In this letter, after attacking king, queen, cardinal, and even M. de Breteuil, Cagliostro said: “Yes, I repeat, now free after my imprisonment, there is no crime that would not be expiated by six months in the Bastille. They ask me if I shall ever return to France. Yes, I reply, when the Bastille becomes a public promenade. You have all that is necessary to happiness, you Frenchmen; a fertile soil and genial climate, good hearts, gay tempers, genius, and grace. You only want, my friends, one little thing—to feel sure of sleeping quietly in your beds when you are innocent.”

To-day “The Bastille,” as it is commonly known and referred to, meaning the Place de la Bastille, has become a public promenade, and its bygone terrors are but a memory.


CHAPTER XVI.

THE ROYAL PARKS AND PALACES

Since the romances of Dumas deal so largely with Paris, it is but natural that much of their action should take place at the near-by country residences of the royalty and nobility who form the casts of these great series of historical tales.

To-day Fontainebleau, St. Germain, Versailles, and even Chantilly, Compiègne, and Rambouillet are but mere attractions for the tourist of the butterfly order.
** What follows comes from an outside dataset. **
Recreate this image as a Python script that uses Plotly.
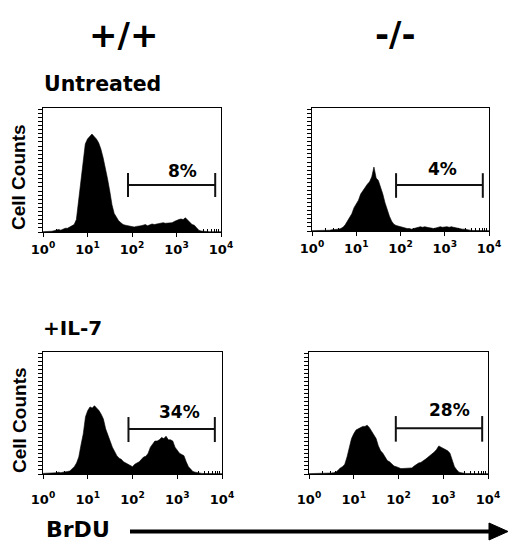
import plotly.graph_objects as go

W, H = 508, 543

# BrdU channel positions (log10 decades), 0.05-decade bins
LOG_BINS = [round(i * 0.05, 2) for i in range(81)]

# Cell counts per bin (% of y-axis full scale)
WT_UNTREATED = [
    0.3, 0.3, 0.5, 0.4, 0.6, 1.0, 1.5, 2.0, 1.5, 2.5,
    3.0, 3.0, 4.0, 5.0, 6.0, 10, 25, 43, 59, 71,
    75, 77, 79, 77, 75, 72, 67, 60, 52, 43,
    33, 22, 15, 12, 9, 7.5, 6, 5.5, 5, 4.5,
    4.5, 4, 4.5, 4.5, 5, 5.5, 6, 5, 6, 6.5,
    6, 6.5, 7, 7, 7.5, 7, 7, 7, 7.5, 8.5,
    9.5, 10, 10.5, 10, 11.5, 9.5, 7.5, 6, 5.5, 3.5,
    1.5, 0.8, 0.5, 0.3, 0.3, 0.2, 0.2, 0.2, 0.2, 0.2,
    0.2,
]
KO_UNTREATED = [
    0.3, 0.3, 0.4, 0.3, 0.5, 0.5, 0.6, 0.8, 0.6, 1.0,
    1.0, 1.0, 1.5, 2.0, 3.0, 5.0, 8.0, 11, 14, 19,
    22, 25, 30, 33, 36, 38, 40, 44, 52, 43,
    41, 36, 30, 23, 17, 12, 8, 5.5, 4.5, 4,
    3, 3, 2.5, 2, 2, 1.5, 2, 2.5, 3, 3.5,
    3, 3.5, 3, 2.5, 2.5, 2, 2.5, 3, 3.5, 3,
    3.5, 3.5, 3, 3.5, 3, 2.5, 2, 2, 1.5, 1.5,
    1, 0.5, 0.5, 0.4, 0.3, 0.3, 0.3, 0.3, 0.3, 0.3,
    0.3,
]
WT_IL7 = [
    0.5, 0.5, 0.8, 0.6, 1.0, 0.8, 1.0, 1.5, 1.0, 1.5,
    1.5, 2, 2.5, 4, 6, 9, 14, 24, 33, 47,
    52, 55, 54, 56, 54, 52, 49, 45, 37, 31,
    27, 22, 18, 15, 13, 12, 10, 9, 8, 7,
    6, 8, 9, 10, 12, 14, 14.5, 17, 22, 25,
    27, 27, 28, 30, 29, 31, 28, 28, 27, 22,
    19, 17, 16, 15, 10, 6, 4, 2, 1.5, 1,
    0.5, 0.5, 0.4, 0.3, 0.3, 0.3, 0.3, 0.3, 0.3, 0.3,
    0.3,
]
KO_IL7 = [
    0.3, 0.3, 0.5, 0.4, 0.5, 0.5, 0.6, 0.5, 0.8, 0.6,
    0.8, 1, 1.5, 3, 5, 6, 8, 14, 22, 29,
    33, 36, 37, 38, 39, 39, 40, 38, 35, 33,
    29, 23, 19, 17, 14, 11, 10, 8, 6.5, 6,
    5, 4.5, 4.5, 4.5, 4.5, 4.5, 5, 6.5, 8, 9,
    9.5, 10.5, 12, 13.5, 15, 16, 18, 20, 23, 22,
    21, 20, 19, 17, 11, 6, 3.5, 1.5, 1, 0.5,
    0.5, 0.4, 0.3, 0.3, 0.3, 0.3, 0.3, 0.3, 0.3, 0.3,
    0.3,
]

SERIES = [WT_UNTREATED, KO_UNTREATED, WT_IL7, KO_IL7]

# Gate (marker) bounds in log10 decades, gate bar level and % positive
GATE_LO = [1.91, 1.90, 1.91, 1.94]
GATE_HI = [3.87, 3.86, 3.84, 3.87]
GATE_Y = [37.9, 37.4, 36.9, 37.5]
GATE_TICK_LO = [28.2, 27.0, 26.2, 26.5]
GATE_TICK_HI = [47.6, 47.0, 46.7, 47.5]
GATE_PCT = ["8%", "4%", "34%", "28%"]
PCT_X = [3.13, 2.96, 3.04, 3.13]
PCT_Y = [49.0, 50.4, 50.8, 52.5]

TICK_VALS = [1, 10, 100, 1000, 10000]
TICK_TEXT = ["<b>10<sup>%d</sup></b>" % i for i in range(5)]
MINOR_VALS = [m * 10 ** d for d in range(4) for m in range(2, 10)]

# panel pixel boxes: (left, right, top, bottom)
BOXES = [(43, 221, 108, 232), (312, 489, 108, 231), (43, 222, 352, 474), (309, 488, 352, 474)]

FONT = "DejaVu Sans"

fig = go.Figure()
layout = dict(
    width=W, height=H, autosize=False,
    margin=dict(l=0, r=0, t=0, b=0, pad=0, autoexpand=False),
    paper_bgcolor="white", plot_bgcolor="white", showlegend=False,
)

for i, (vals, box) in enumerate(zip(SERIES, BOXES)):
    n = i + 1
    xa = "x" if n == 1 else "x%d" % n
    ya = "y" if n == 1 else "y%d" % n
    xs = [10 ** b for b in LOG_BINS]
    fig.add_trace(go.Scatter(
        x=xs, y=vals, mode="lines", fill="tozeroy",
        line=dict(color="black", width=0.6), fillcolor="black",
        xaxis=xa, yaxis=ya, hoverinfo="skip",
    ))
    lo, hi = 10 ** GATE_LO[i], 10 ** GATE_HI[i]
    fig.add_trace(go.Scatter(
        x=[lo, hi, None, lo, lo, None, hi, hi],
        y=[GATE_Y[i], GATE_Y[i], None, GATE_TICK_LO[i], GATE_TICK_HI[i], None,
           GATE_TICK_LO[i], GATE_TICK_HI[i]],
        mode="lines", line=dict(color="#111", width=2),
        xaxis=xa, yaxis=ya, hoverinfo="skip",
    ))
    l, r, t, b = box
    bottom_row = i >= 2
    layout["xaxis" if n == 1 else "xaxis%d" % n] = dict(
        type="log", range=[0, 4], domain=[l / W, r / W], anchor=ya,
        automargin=False,
        tickvals=TICK_VALS, ticktext=TICK_TEXT, ticks="outside", ticklen=4,
        tickwidth=1.2, tickcolor="black",
        ticklabelstandoff=9 if bottom_row else 1,
        tickfont=dict(family=FONT, size=13, color="black"),
        showline=True, linecolor="black", linewidth=1.2, mirror=True,
        showgrid=False, zeroline=False,
        minor=dict(tickvals=MINOR_VALS, ticks="inside", ticklen=3,
                   tickcolor="black", tickwidth=1, showgrid=False),
    )
    layout["yaxis" if n == 1 else "yaxis%d" % n] = dict(
        range=[0, 100], domain=[1 - b / H, 1 - t / H], anchor=xa,
        automargin=False,
        tick0=0, dtick=3.3, ticks="outside", ticklen=4, tickwidth=1,
        tickcolor="black", showticklabels=False,
        showline=True, linecolor="black", linewidth=1.2, mirror=True,
        showgrid=False, zeroline=False,
    )

annotations = []
for i in range(4):
    n = i + 1
    annotations.append(dict(
        x=PCT_X[i], y=PCT_Y[i], xref="x" if n == 1 else "x%d" % n,
        yref="y" if n == 1 else "y%d" % n, text="<b>%s</b>" % GATE_PCT[i],
        showarrow=False, xanchor="center", yanchor="middle",
        font=dict(family=FONT, size=17, color="black"),
    ))


def paper_text(text, px, py, size, family=FONT, angle=0, xanchor="center", yanchor="middle"):
    annotations.append(dict(
        x=px / W, y=1 - py / H, xref="paper", yref="paper", text="<b>%s</b>" % text,
        showarrow=False, xanchor=xanchor, yanchor=yanchor, textangle=angle,
        borderpad=0, font=dict(family=family, size=size, color="black"),
    ))


paper_text("+/+", 123, 35, 34)
paper_text("-/-", 395, 34, 34)
paper_text("Untreated", 43, 84, 20.5, xanchor="left")
paper_text("+IL-7", 42, 328, 20, xanchor="left")
paper_text("Cell Counts", 19, 177, 19, family="Liberation Sans", angle=-90)
paper_text("Cell Counts", 19, 420, 19, family="Liberation Sans", angle=-90)
paper_text("BrDU", 45, 543, 22, xanchor="left", yanchor="bottom")

layout["annotations"] = annotations
layout["shapes"] = [
    dict(type="line", xref="paper", yref="paper", x0=130 / W, x1=493 / W,
         y0=1 - 531.5 / H, y1=1 - 531.5 / H, line=dict(color="black", width=4)),
    dict(type="path", xref="paper", yref="paper",
         path="M %f %f L %f %f L %f %f Z" % (489 / W, 1 - 523 / H, 508 / W, 1 - 531.5 / H,
                                              489 / W, 1 - 540 / H),
         fillcolor="black", line=dict(color="black", width=1)),
]

fig.update_layout(**layout)
fig.write_html(
    "out.html",
    config={"displayModeBar": False},
    post_script="document.body.style.margin='0';document.body.style.overflow='hidden';",
)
The real Parisian never visits them or their precincts, save as he rushes through their tree-lined avenues in an automobile; and thus they have all come to be regarded merely as monuments of splendid scenes, which have been played, and on which the curtain has been rung down.

This is by no means the real case, and one has only to read Dumas, and do the round of the parks and châteaux which environ Paris, to revivify many of the scenes of which he writes.

Versailles is the most popular, Fontainebleau the most grand, St. Germain the most theatrical, Rambouillet the most rural-like, and Compiègne and Chantilly the most delicate and dainty.